Media sensationalism of the virus

Aug 27, 2020

The media in Victoria gave widespread coverage to the death from Covid-19 of a man in his twenties – the youngest death from the virus in Australia. But it turns out he didn’t die from the virus!

Credit – Unsplash

Every major media outlet in Victoria prominently carried the announcement from Premier Daniel Andrews on 14 August that “a man in his twenties had died from Coronavirus.”

It was big news. This would be the youngest person found to have died from the disease in Australia. The story also married well with the advertising campaign running in Victoria seeking to convince young people that the Coronavirus is a threat to young and old.

But ten days later no such death had shown up on the official Federal Government records which I monitor regularly.

The Federal Health Department records showed only two men in their thirties dying from the virus and only two men in their forties.

Over 97 per cent of the deaths in Australia are of people aged over sixty; people over 80 account for 67 per cent of all deaths.

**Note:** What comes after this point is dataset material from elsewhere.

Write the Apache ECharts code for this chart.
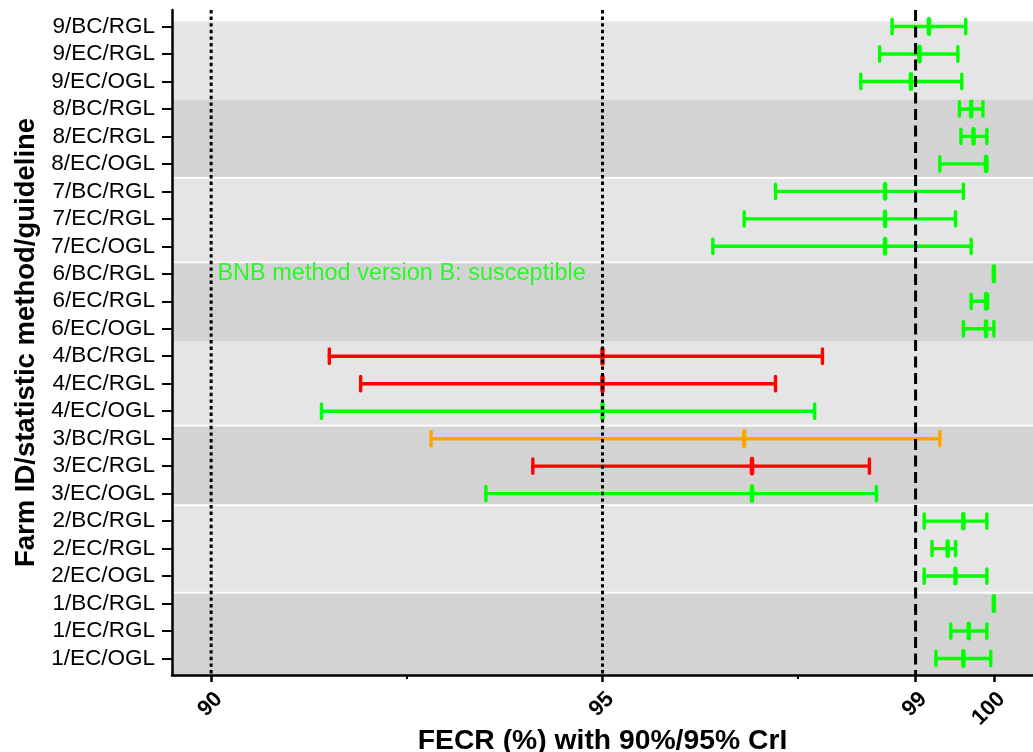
<!DOCTYPE html>
<html>
<head>
<meta charset="utf-8">
<script src="https://cdn.jsdelivr.net/npm/echarts@6/dist/echarts.min.js"></script>
<style>html,body{margin:0;padding:0;background:#fff;}#c{width:1033px;height:752px;}</style>
</head>
<body>
<div id="c"></div>
<script>
// Categories bottom -> top
const categories = ['1/EC/OGL','1/EC/RGL','1/BC/RGL','2/EC/OGL','2/EC/RGL','2/BC/RGL',
  '3/EC/OGL','3/EC/RGL','3/BC/RGL','4/EC/OGL','4/EC/RGL','4/BC/RGL',
  '6/EC/OGL','6/EC/RGL','6/BC/RGL','7/EC/OGL','7/EC/RGL','7/BC/RGL',
  '8/EC/OGL','8/EC/RGL','8/BC/RGL','9/EC/OGL','9/EC/RGL','9/BC/RGL'];
const lower  = [99.26,99.45,100, 99.11,99.21,99.11, 93.51,94.11,92.81, 91.41,91.91,91.51,
  99.61,99.71,100, 96.41,96.81,97.21, 99.31,99.58,99.56, 98.30,98.54,98.70];
const median = [99.61,99.68,100, 99.51,99.41,99.61, 96.91,96.91,96.81, 95.00,95.00,95.00,
  99.90,99.90,100, 98.61,98.61,98.61, 99.90,99.74,99.71, 98.94,99.05,99.17];
const upper  = [99.96,99.91,100, 99.91,99.51,99.91, 98.50,98.41,99.31, 97.71,97.21,97.81,
  100.0,99.92,100, 99.71,99.51,99.61, 99.91,99.91,99.86, 99.59,99.54,99.64];
const status = ['S','S','S','S','S','S','S','R','LR','S','R','R',
  'S','S','S','S','S','S','S','S','S','S','S','S'];
const statusColors = {S:'#00ff00', R:'#ff0000', LR:'#ffa500'};

// Farm background bands (in row units)
const bandLow  = [-0.6, 2.43, 5.61, 8.51, 11.54, 14.45, 17.52, 20.35];
const bandHigh = [2.36, 5.54, 8.44, 11.54, 14.38, 17.46, 20.35, 23.18];
const bandShade = ['#d3d3d3','#e5e5e5','#d3d3d3','#e5e5e5','#d3d3d3','#e5e5e5','#d3d3d3','#e5e5e5'];

// Reference lines
const refValues = [90, 95, 99];
const refTypes = ['dotted','dotted','dashed'];

const xMajorTicks = [90, 95, 99, 100];
const xMinorTicks = [92.5, 97.5];
const xMin = 89.5, xMax = 100.5;
const yMin = -0.6, yMax = 23.6;

const annotationText = 'BNB method version B: susceptible';
const annotationX = 90.08;
const annotationRow = categories.indexOf('6/BC/RGL');

const FONT = 'Liberation Sans';
const rowIdx = categories.map((c, i) => i);

const chart = echarts.init(document.getElementById('c'), null, {renderer: 'canvas'});
chart.setOption({
  animation: false,
  backgroundColor: '#ffffff',
  grid: {left: 172, right: 0, top: 10, bottom: 77, containLabel: false, outerBoundsMode: 'none'},
  xAxis: [{
    type: 'value', min: xMin, max: xMax, position: 'bottom', offset: 0, z: 10,
    name: 'FECR (%) with 90%/95% CrI', nameLocation: 'middle', nameGap: 52,
    nameMoveOverlap: false,
    nameTextStyle: {fontFamily: FONT, fontWeight: 'bold', fontSize: 28.3, color: '#000'},
    axisLine: {show: true, onZero: false, lineStyle: {color: '#000', width: 2.5}},
    axisTick: {show: true, customValues: xMajorTicks, length: 7, lineStyle: {color: '#000', width: 2.5}},
    axisLabel: {show: true, customValues: xMajorTicks, rotate: 45, margin: 13,
      verticalAlign: 'top',
      fontFamily: FONT, fontWeight: 'bold', fontSize: 22, color: '#000'},
    splitLine: {show: false}
  }, {
    type: 'value', min: xMin, max: xMax, position: 'bottom', offset: 0, z: 10,
    axisLine: {show: false, onZero: false},
    axisTick: {show: true, customValues: xMinorTicks, length: 4, lineStyle: {color: '#000', width: 2}},
    axisLabel: {show: false},
    splitLine: {show: false}
  }],
  yAxis: {
    type: 'value', min: yMin, max: yMax, z: 10,
    name: 'Farm ID/statistic method/guideline', nameLocation: 'middle', nameGap: 132,
    nameMoveOverlap: false,
    nameTextStyle: {fontFamily: FONT, fontWeight: 'bold', fontSize: 27.5, color: '#000'},
    axisLine: {show: true, onZero: false, lineStyle: {color: '#000', width: 2.5}},
    axisTick: {show: true, customValues: rowIdx, length: 10, lineStyle: {color: '#000', width: 2}},
    axisLabel: {show: true, customValues: rowIdx, margin: 17,
      formatter: v => categories[Math.round(v)],
      fontFamily: FONT, fontSize: 22.5, color: '#000'},
    splitLine: {show: false}
  },
  series: [{
    type: 'custom', name: 'bands', z: 1, silent: true,
    data: bandLow.map((lo, i) => [xMin, lo, i]),
    encode: {x: 0, y: 1},
    renderItem: function (params, api) {
      const i = params.dataIndex;
      const cs = params.coordSys;
      const yTop = api.coord([xMin, bandHigh[i]])[1];
      const yBot = api.coord([xMin, bandLow[i]])[1];
      return {type: 'rect', shape: {x: cs.x, y: yTop, width: cs.width, height: yBot - yTop},
        style: {fill: bandShade[i]}};
    }
  }, {
    type: 'custom', name: 'errorbars', z: 3, silent: true,
    data: categories.map((c, i) => [lower[i], median[i], upper[i], i]),
    encode: {x: [0, 1, 2], y: 3},
    renderItem: function (params, api) {
      const i = params.dataIndex;
      const row = api.value(3);
      const pLo = api.coord([api.value(0), row]);
      const pMid = api.coord([api.value(1), row]);
      const pHi = api.coord([api.value(2), row]);
      const h = 7.2;
      const color = statusColors[status[i]];
      const st = {stroke: color, lineWidth: 3.4, lineCap: 'round', fill: null};
      return {type: 'group', children: [
        {type: 'line', shape: {x1: pLo[0], y1: pLo[1], x2: pHi[0], y2: pHi[1]}, style: st},
        {type: 'line', shape: {x1: pLo[0], y1: pLo[1] - h, x2: pLo[0], y2: pLo[1] + h}, style: st},
        {type: 'line', shape: {x1: pHi[0], y1: pHi[1] - h, x2: pHi[0], y2: pHi[1] + h}, style: st},
        {type: 'line', shape: {x1: pMid[0], y1: pMid[1] - h, x2: pMid[0], y2: pMid[1] + h},
          style: {stroke: color, lineWidth: 4.5, lineCap: 'round'}}
      ]};
    }
  }, {
    type: 'custom', name: 'reflines', z: 4, silent: true,
    data: refValues.map((v, i) => [v, 0, i]),
    encode: {x: 0, y: 1},
    renderItem: function (params, api) {
      const i = params.dataIndex;
      const cs = params.coordSys;
      const x = api.coord([api.value(0), 0])[0];
      const dash = refTypes[i] === 'dashed' ? [11, 5.5] : [3.4, 3.2];
      return {type: 'line', shape: {x1: x, y1: cs.y, x2: x, y2: cs.y + cs.height},
        style: {stroke: '#000', lineWidth: 3, lineDash: dash}};
    }
  }, {
    type: 'scatter', name: 'annotation', z: 5, silent: true,
    symbolSize: 0,
    data: [[annotationX, annotationRow]],
    label: {show: true, position: 'right', distance: 0, formatter: annotationText,
      fontFamily: FONT, fontSize: 23.5, color: '#00ff00'}
  }]
});
</script>
</body>
</html>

On 20 August, noting that no death of a person in their twenties had been recorded by the federal department, which daily updates its records of deaths by age and sex, I emailed the Victorian Health Department asking if the assessment that the man died from Covid-19 been re-assessed or re-categorised?

I followed up with a call the next day and was told they would get back to me. On 24 August I called again and received an email response: “We’re working through your request and will get back to you as soon as we can.”

Finally, on Tuesday night (25 August) I received a reply: “In Victoria all deaths with a positive coronavirus diagnosis are included in the state’s toll, regardless of whether it was the overarching cause of death. This is consistent across all states and territories to ensure the figures are comparable.”

The Victorian Health Department spokesperson went on to say that the Commonwealth’s system only counts people who are notified in Victoria as having died from coronavirus. “If a case is notified as having died of other or unknown causes, but was coronavirus positive at the time, it is not included in Commonwealth statistics.”

So we can conclude that this man died of “other or unknown cause” and happened to be coronavirus positive at the time.

When he announced the death Victorian Premier Daniel Andrews said the man was not a resident of a disability facility but declined to reveal more information, saying there might still be some ambiguity as to whether coronavirus had caused the man’s death.

Perhaps he was trying to tell the whole truth when he said: “We are talking about the youngest person that has died of this virus, or at least with this virus. That’s the other issue that would need to be teased out.”

But just about all the media missed the subtlety in his statement. The news grab was that a man in his twenties had died from Covid-19 – the youngest person to die from the virus in Australia.

But there’s another aspect that should be noted from the Victorian Health Department response. If they are doing as they say, then clearly they and possibly other states are overstating the number of deaths from the virus.

The coverage of the issue also exposes current media operations which frequently fail to follow stories to their conclusion. Again, with much sensationalism, the media reported in late July that a baby at the Royal Children’s Hospital aged under three weeks has tested positive to coronavirus and four cases had emerged in a cluster at the Neonatal Intensive Care Unit.

It’s in the media’s nature to report such bad news. But if the story’s worth of headline treatment surely there’s also a duty to let the public know the end result. Given the weeks that have gone by since the reports of the babies contracting the disease and given the authorities’ readiness to highlight the virus’ danger to the young, presumably the no news is good news.

The case of the twenty-year-old Victorian man is similar to the case of the thirty-year-old Queensland man who in June was said to have been Australia’s youngest person to die from the virus. After widespread publicity over the death, it turned out that he did not have the disease at all!

Many of the people who have been recorded as having died from Covid-19 are elderly and/or in poor health. The challenge for doctors is to determine whether they have died from Covid-19 or with it.

It seems the states’ propensity is to blame the virus regardless.